Luxury as a Distinct Asset Class

Luxury is no longer merely about craftsmanship or aesthetics; it is a global asset market.

Handbags: A Hermès Birkin purchased for £8,000 a decade ago may now command £25,000–£50,000. Rare or limited editions can exceed £100,000 at auction. Importantly, Hermès does not replace lost or stolen items — accurate insurance cover based on professional valuation is essential to ensure finding a suitable replacement will be possible.

Fine Jewellery: Gold prices have quadrupled over the past ten years, while natural diamonds — particularly high-clarity, large stones — and signed or vintage pieces from Cartier, Van Cleef & Arpels, and Bulgari continue to command exceptional results, often above retail.

Watches: Brands such as Patek Philippe, Rolex, and Audemars Piguet remain highly sought after. A Rolex Daytona purchased for £10,000 a few years ago can now sell for more than three times that value on the secondary market.

These examples are not anomalies. Across categories, values are rising faster than many clients or advisers realise, particularly for single items exceeding £25,000 and fine art over £50,000.

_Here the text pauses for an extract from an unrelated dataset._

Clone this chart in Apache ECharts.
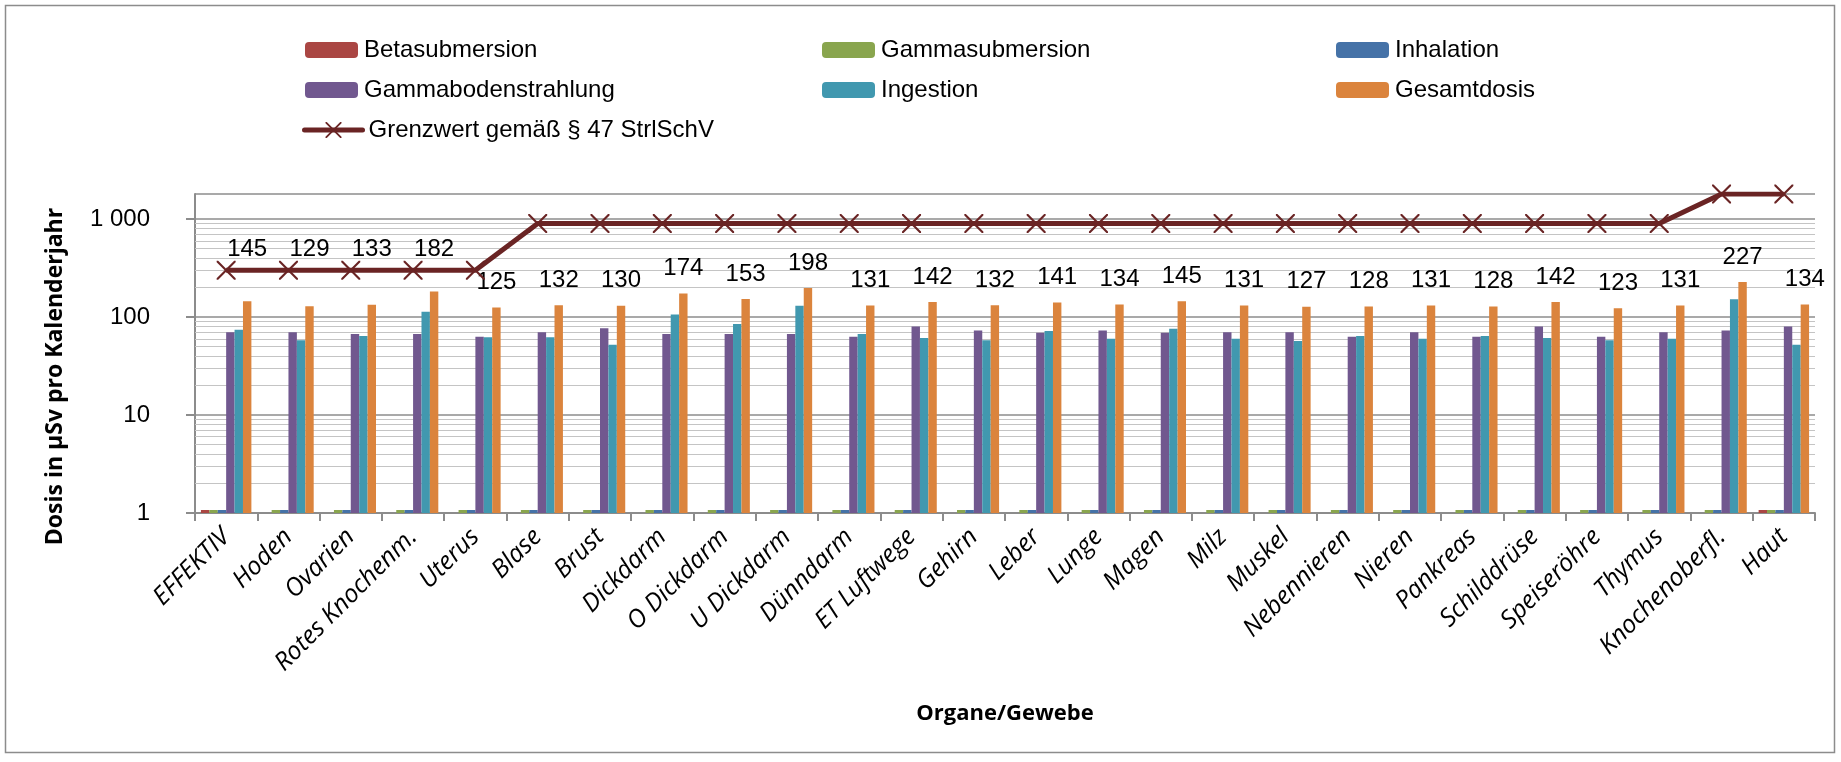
<!DOCTYPE html>
<html><head><meta charset="utf-8">
<script src="https://cdn.jsdelivr.net/npm/echarts@6/dist/echarts.min.js"></script>
<style>html,body{margin:0;padding:0;background:#fff}#c{width:1841px;height:762px}</style>
</head><body><div id="c"></div><script>
// ---- data ----
const categories = ['EFFEKTIV','Hoden','Ovarien','Rotes Knochenm.','Uterus','Blase','Brust','Dickdarm','O Dickdarm','U Dickdarm','Dünndarm','ET Luftwege','Gehirn','Leber','Lunge','Magen','Milz','Muskel','Nebennieren','Nieren','Pankreas','Schilddrüse','Speiseröhre','Thymus','Knochenoberfl.','Haut'];
const betasubmersion      = [0.3,0,0,0,0,0,0,0,0,0,0,0,0,0,0,0,0,0,0,0,0,0,0,0,0,0.9];
const gammasubmersion     = [0.4,0.4,0.4,0.4,0.4,0.4,0.4,0.4,0.4,0.4,0.4,0.4,0.4,0.4,0.4,0.4,0.4,0.4,0.4,0.4,0.4,0.4,0.4,0.4,0.4,0.4];
const inhalation          = [0.3,0.2,0.2,0.3,0.2,0.2,0.2,0.2,0.2,0.2,0.2,0.5,0.2,0.2,0.6,0.2,0.2,0.2,0.2,0.2,0.2,0.2,0.2,0.2,0.4,0.2];
const gammabodenstrahlung = [70,70,67,67,63,70,77,67,67,67,63,80,73,69,73,69,70,70,63,70,63,80,63,70,73,80];
const ingestion           = [74,58,64,113,62,62,52,106,85,130,67,61,58,72,60,76,60,57,64,60,64,61,58,60,152,52];
const gesamtdosis         = [145,129,133,182,125,132,130,174,153,198,131,142,132,141,134,145,131,127,128,131,128,142,123,131,227,134];
const grenzwert           = [300,300,300,300,300,900,900,900,900,900,900,900,900,900,900,900,900,900,900,900,900,900,900,900,1800,1800];
const yMin = 1, yMax = 1800;

const names = ['Betasubmersion','Gammasubmersion','Inhalation','Gammabodenstrahlung','Ingestion','Gesamtdosis','Grenzwert gemäß § 47 StrlSchV'];
const colors = ['#AA4643','#89A54E','#4572A7','#71588F','#4198AF','#DB843D','#6A2424'];

// minor log grid values (2..9 per decade)
const minorGrid = [];
[1,10,100].forEach(d => { for (let k = 2; k <= 9; k++) minorGrid.push(d*k); });

const chart = echarts.init(document.getElementById('c'), null, {renderer:'canvas'});
const SANS = 'Liberation Sans';
const XMARK = 'path://M0,0 L1.6,0 L10,8.4 L18.4,0 L20,0 L20,1.6 L11.6,10 L20,18.4 L20,20 L18.4,20 L10,11.6 L1.6,20 L0,20 L0,18.4 L8.4,10 L0,1.6 Z';

// values below the axis minimum are shown as a stub at the baseline
const stub = arr => arr.map(v => v > 0 ? Math.max(v, yMin) : null);

function yLabel(v){
  const r = Math.round(v);
  const l = Math.log10(r);
  if (Math.abs(l - Math.round(l)) > 1e-6 || r > 1000) return '';
  return String(r).replace(/\B(?=(\d{3})+(?!\d))/g, ' ');
}

function legend(name, left, centerY, extra){
  return Object.assign({
    data:[name], left:left, top:centerY-12, padding:0, orient:'horizontal',
    itemWidth:53, itemHeight:16, itemGap:0, selectedMode:false,
    textStyle:{fontFamily:SANS, fontSize:24, lineHeight:24, color:'#000', padding:[0,0,0,1]}
  }, extra||{});
}

function barSeries(i, data, small){
  const s = {
    name:names[i], type:'bar', data:data, barGap:'0%', barCategoryGap:'19%',
    itemStyle:{color:colors[i]}, emphasis:{disabled:true}, animation:false, z:2
  };
  if (small){ s.clip = false; s.barMinHeight = 3; }
  return s;
}

const gesamtSeries = barSeries(5, gesamtdosis.slice(), false);
gesamtSeries.label = {show:true, position:'top', distance:13, fontFamily:SANS, fontSize:24, color:'#000'};

const gammaSubSeries = barSeries(1, stub(gammasubmersion), true);
gammaSubSeries.markLine = {
  silent:true, symbol:['none','none'], label:{show:false}, z:1, animation:false,
  lineStyle:{color:'#c4c4c4', width:1.2, type:'solid'},
  emphasis:{disabled:true},
  data: minorGrid.map(v => ({yAxis:v}))
};

const option = {
  backgroundColor:'#fff',
  animation:false,
  graphic:[{type:'rect', shape:{x:5.5, y:5.5, width:1829, height:747}, style:{fill:'none', stroke:'#8c8c8c', lineWidth:1.5}, silent:true, z:-1}],
  legend:[
    legend(names[0], 305, 50),
    legend(names[3], 305, 90),
    legend(names[6], 302, 130, {itemWidth:58, itemHeight:20, lineStyle:{width:5, color:colors[6], cap:'round'}}),
    legend(names[1], 822, 50),
    legend(names[4], 822, 90),
    legend(names[2], 1336, 50),
    legend(names[5], 1336, 90)
  ],
  grid:{left:195, right:26, top:194, bottom:249, containLabel:false, outerBoundsMode:'none'},
  xAxis:{
    type:'category', data:categories, boundaryGap:true,
    axisLine:{lineStyle:{color:'#8c8c8c', width:2}},
    axisTick:{show:true, length:8, alignWithLabel:false, lineStyle:{color:'#8c8c8c', width:2}},
    axisLabel:{interval:0, rotate:45, margin:20, fontFamily:'Open Sans', fontStyle:'italic', fontSize:25, color:'#000', hideOverlap:false},
    name:'Organe/Gewebe', nameLocation:'middle', nameGap:190, nameMoveOverlap:false,
    nameTextStyle:{fontFamily:'Open Sans', fontWeight:'bold', fontSize:22, color:'#000'}
  },
  yAxis:{
    type:'log', logBase:10, min:yMin, max:yMax,
    axisLine:{show:true, lineStyle:{color:'#8c8c8c', width:2}},
    axisTick:{show:true, length:9, lineStyle:{color:'#8c8c8c', width:2}},
    axisLabel:{formatter:yLabel, margin:45, fontFamily:SANS, fontSize:24, color:'#000', showMaxLabel:false, hideOverlap:false},
    splitLine:{show:true, lineStyle:{color:'#8c8c8c', width:1.6}},
    minorTick:{show:false}, minorSplitLine:{show:false},
    name:'Dosis in µSv pro Kalenderjahr', nameLocation:'middle', nameGap:128, nameRotate:90, nameMoveOverlap:false,
    nameTextStyle:{fontFamily:'Open Sans', fontWeight:'bold', fontSize:23, color:'#000', padding:[0,46,0,0]}
  },
  series:[
    barSeries(0, stub(betasubmersion), true),
    gammaSubSeries,
    barSeries(2, stub(inhalation), true),
    barSeries(3, gammabodenstrahlung, false),
    barSeries(4, ingestion, false),
    gesamtSeries,
    {
      name:names[6], type:'line', data:grenzwert, z:4,
      symbol:XMARK, symbolSize:19, showAllSymbol:true,
      lineStyle:{color:colors[6], width:5},
      itemStyle:{color:colors[6]},
      emphasis:{disabled:true}, animation:false
    }
  ]
};
chart.setOption(option);

// Labels that would sit on the limit line are lifted above it (as in the reference).
const labelled = gesamtdosis.map((v, i) => {
  if (grenzwert[i] / v < 2.36) {
    const barTop = chart.convertToPixel({yAxisIndex:0}, v);
    const lineY = chart.convertToPixel({yAxisIndex:0}, grenzwert[i]);
    return {value:v, label:{distance:(barTop - lineY) + 9}};
  }
  return v;
});
chart.setOption({series:[{},{},{},{},{},{data:labelled}]});
</script></body></html>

Where Clients Are Most Exposed

The primary risk is underinsurance.

Many HNW and UHNW clients assume their household or contents policy automatically covers these high-value items. In reality, standard policy sub-limits frequently cap individual items at a fraction of their current value. Unless every item is professionally valued and itemised, clients may face significant shortfalls in the event of loss, theft, or damage.
I have seen collections that doubled or even tripled in value over a few years, yet insurance documents had not been updated. When a loss occurs, the consequences are immediate and severe — for both the client and the broker.

The Importance of Regular Valuations

A professional valuation is far more than a formality; it is a critical tool for risk management.

It ensures coverage reflects current replacement values, not historical purchase prices.

It provides vital supporting documentation — detailed descriptions, photographs, provenance, and serial numbers — invaluable when processing claims.

For brokers, up-to-date valuations reinforce policy integrity, ensuring coverage is defensible and aligned with underwriting expectations.

For jewellery, watches and luxury items, we recommend reviews every two to three years, or sooner following significant acquisitions or during periods of high market activity. For collections of more traditional fine art, antiques and general contents a revaluation every five years is advised.

Luxury items — whether watches, jewellery, handbags, or fine art — are both personally meaningful and financially significant. For clients holding single items over £25,000 or artworks over £50,000, failing to maintain current valuations can expose both the asset and the adviser to unnecessary risk.
Regular, professional valuations protect clients, safeguard policy integrity, and provide brokers with confidence that the insurance placed is accurate, comprehensive, and defensible.

A valuation isn’t just about numbers — it’s about peace of mind for both client and adviser.